Qu’en est-il de l’utilisation de la méthode pendant la phase d’exécution des travaux ?
JS : La 4D dans le BIM commence par l’anticipation du phasage du chantier dans la phase études et se termine par le suivi de l’exécution du chantier. On relève les problèmes détectés sur chantier dans la maquette numérique, on les localise, les horodate et on détermine le type de problème, puis on échange avec l’entreprise qui apporte les corrections nécessaires, on acte ensuite ces corrections de façon numérique, ce qui nous permet d’avoir en fin de chantier, respectivement pour l’exploitation de l’ouvrage, un relevé détaillé des réserves émises sur le projet et l’historique de la gestion de ces réserves.
Quels moyens mettez-vous en place pour atteindre le niveau que vous vous êtes fixé ?
MDC : Nous sommes en cours de certification ISO 19650. Nous avons mis en place une structuration interne de nos différentes activités, bâtiments (structures) et infrastructures, pour que tous nos collaborateurs parlent la même langue.
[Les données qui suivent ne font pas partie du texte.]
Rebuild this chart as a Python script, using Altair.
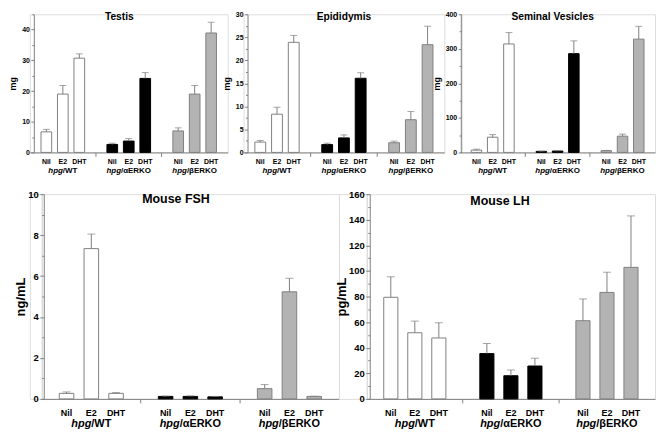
import altair as alt
import pandas as pd

groups = ["WT", "αERKO", "βERKO"]
suffixes = ["/WT", "/αERKO", "/βERKO"]
treatments = ["Nil", "E2", "DHT"]

testis_mean = [6.7, 19.0, 30.7, 2.6, 3.7, 24.1, 7.0, 19.0, 38.9]
testis_sem = [0.8, 2.8, 1.4, 0.4, 0.8, 1.9, 1.0, 2.8, 3.5]

epi_mean = [2.24, 8.3, 23.9, 1.7, 3.15, 16.1, 2.1, 7.1, 23.4]
epi_sem = [0.36, 1.5, 1.5, 0.3, 0.65, 1.2, 0.35, 1.8, 4.0]

sv_mean = [6.6, 44, 314, 3, 4, 286, 5, 47, 328]
sv_sem = [2.8, 7.5, 33, 1, 1, 37, 1, 6, 37]

fsh_mean = [0.27, 7.34, 0.27, 0.12, 0.12, 0.10, 0.50, 5.23, 0.12]
fsh_sem = [0.07, 0.71, 0.04, 0.02, 0.03, 0.02, 0.20, 0.66, 0.01]

lh_mean = [79.4, 51.7, 47.6, 35.4, 18.1, 25.7, 61.1, 83.2, 102.8]
lh_sem = [16.0, 9.1, 11.9, 7.9, 4.5, 6.1, 17.0, 15.8, 40.2]

FONT = "Liberation Sans"
GRAY = "#808080"
FILLS = ["#ffffff", "#000000", "#b3b3b3"]
STROKES = [GRAY, "#000000", GRAY]


def panel(title, means, sems, ymax, major, minor, ytitle, W, H, axis_off,
          title_x, title_y, fs_title, fs_ylab, fs_ytitle, fs_tick, fs_group,
          tick_dy, group_dy, pi, po, cap, major_tick, title_pad):
    df = pd.DataFrame({
        "group": [g for g in groups for _ in treatments],
        "treatment": treatments * 3,
        "mean": means,
        "sem": sems,
    })
    base = alt.Chart(df).transform_calculate(top="datum.mean + datum.sem")
    x = alt.X("group:N", sort=groups,
              scale=alt.Scale(paddingInner=0, paddingOuter=0),
              axis=alt.Axis(title=None, labels=False, values=groups[1:],
                            bandPosition=0, tickSize=4, domainColor=GRAY,
                            tickColor=GRAY, grid=False, domainWidth=1))
    xo = alt.XOffset("treatment:N", sort=treatments,
                     scale=alt.Scale(paddingInner=pi, paddingOuter=po,
                                     range=[0, W / 3]))
    n = int(round(ymax / minor))
    vals = [round(i * minor, 4) for i in range(n + 1)]
    yscale = alt.Scale(domain=[0, ymax], nice=False, zero=True)
    yaxis = alt.Axis(
        values=vals,
        labelExpr=f"(datum.value % {major}) > 0.001 ? '' : datum.label",
        tickSize={"condition": {"test": f"(datum.value % {major}) > 0.001", "value": 2},
                  "value": major_tick},
        title=ytitle, titleFont=FONT, titleFontSize=fs_ytitle, titleFontWeight="bold",
        titleColor="black", titlePadding=title_pad,
        labelFont=FONT, labelFontSize=fs_ylab, labelFontWeight="bold",
        labelColor="black", labelPadding=1.5,
        domainColor=GRAY, tickColor=GRAY, grid=False, offset=axis_off)
    bars = base.mark_bar(strokeWidth=1).encode(
        x=x, xOffset=xo,
        y=alt.Y("mean:Q", scale=yscale, axis=yaxis),
        fill=alt.Fill("group:N", scale=alt.Scale(domain=groups, range=FILLS), legend=None),
        stroke=alt.Stroke("group:N", scale=alt.Scale(domain=groups, range=STROKES), legend=None),
    )
    rule = base.mark_rule(color=GRAY, strokeWidth=1).encode(
        x=x, xOffset=xo,
        y=alt.Y("mean:Q", scale=yscale, axis=yaxis), y2="top:Q")
    caps = base.mark_tick(color=GRAY, thickness=1, size=cap).encode(
        x=x, xOffset=xo, y=alt.Y("top:Q", scale=yscale, axis=yaxis))
    ticklab = base.mark_text(font=FONT, fontSize=fs_tick, fontWeight="bold",
                             baseline="alphabetic", color="black").encode(
        x=x, xOffset=xo, y=alt.value(H + tick_dy), text="treatment:N")
    layers = [bars, rule, caps, ticklab]
    gdf = pd.DataFrame({"group": groups, "prefix": ["hpg"] * 3, "suffix": suffixes})
    for g in groups:
        shift = 0 if g == "WT" else -0.977 * fs_group
        sub = alt.Chart(gdf).transform_filter(alt.datum.group == g)
        layers.append(sub.mark_text(font=FONT, fontSize=fs_group, fontWeight="bold",
                                    fontStyle="italic", align="right", dx=shift,
                                    baseline="alphabetic", color="black").encode(
            x=x, y=alt.value(H + group_dy), text="prefix:N"))
        layers.append(sub.mark_text(font=FONT, fontSize=fs_group, fontWeight="bold",
                                    align="left", dx=shift,
                                    baseline="alphabetic", color="black").encode(
            x=x, y=alt.value(H + group_dy), text="suffix:N"))
    tdf = pd.DataFrame({"t": [title]})
    layers.append(alt.Chart(tdf).mark_text(font=FONT, fontSize=fs_title, fontWeight="bold",
                                           baseline="alphabetic", align="center",
                                           color="black").encode(
        text="t:N", x=alt.value(title_x), y=alt.value(title_y)))
    return alt.layer(*layers).properties(width=W, height=H)


TH = 139
BH = 206
top_kw = dict(H=TH, fs_title=10.3, fs_ylab=7, fs_ytitle=9, fs_tick=7, fs_group=8,
              tick_dy=11.3, group_dy=21, pi=0.353, po=0.676, cap=7, major_tick=3,
              title_pad=4, title_y=5.3)
bot_kw = dict(H=BH, fs_title=12.5, fs_ylab=9.5, fs_ytitle=13, fs_tick=9, fs_group=11,
              tick_dy=17.5, group_dy=28.5, pi=0.412, po=0.706, cap=8, major_tick=4,
              title_pad=0)

testis = panel("Testis", testis_mean, testis_sem, 45, 10, 5, "mg", W=199, axis_off=-4,
               title_x=90, **top_kw)
epi = panel("Epididymis", epi_mean, epi_sem, 30, 5, 2.5, "mg", W=202, axis_off=-4,
            title_x=101, **top_kw)
sv = panel("Seminal Vesicles", sv_mean, sv_sem, 400, 100, 50, "mg", W=196, axis_off=-1,
           title_x=93, **top_kw)
fsh = panel("Mouse FSH", fsh_mean, fsh_sem, 10, 2, 1, "ng/mL", W=299, axis_off=-2,
            title_x=135, title_y=8.8, **bot_kw)
lh = panel("Mouse LH", lh_mean, lh_sem, 160, 20, 10, "pg/mL", W=290, axis_off=-3,
           title_x=134, title_y=11, **bot_kw)


def spacer(w):
    return alt.Chart(pd.DataFrame({"a": [0]})).mark_point(opacity=0).encode(
        x=alt.value(0), y=alt.value(0)).properties(width=w, height=BH)


top = alt.hconcat(testis, epi, sv, spacing=16, bounds="flush").resolve_scale(
    xOffset="independent", x="independent", y="independent")
bottom = alt.hconcat(spacer(12), fsh, spacer(28), lh, spacing=0, bounds="flush").resolve_scale(
    xOffset="independent", x="independent", y="independent")

chart = alt.vconcat(top, bottom, spacing=12).resolve_scale(
    xOffset="independent", x="independent", y="independent").properties(
    padding=0
).configure_view(stroke=None).configure(font=FONT)

chart.save("out.html", embed_options={"renderer": "svg", "actions": False})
Nous avons aussi mis en place des formations internes ciblées et concrètes, données par des personnes qui utilisent la méthode et la partagent avec leurs égaux. Enfin, nous nous dotons des équipements nécessaires : des scanners assez précis, un très large panel de softwares avec des personnes qui les maîtrisent. Bien sûr, le rôle des maîtres d’ouvrage est primordial : sans maîtres d’ouvrage qui regardent vers le futur, nous aurions du mal à avancer dans ce sens.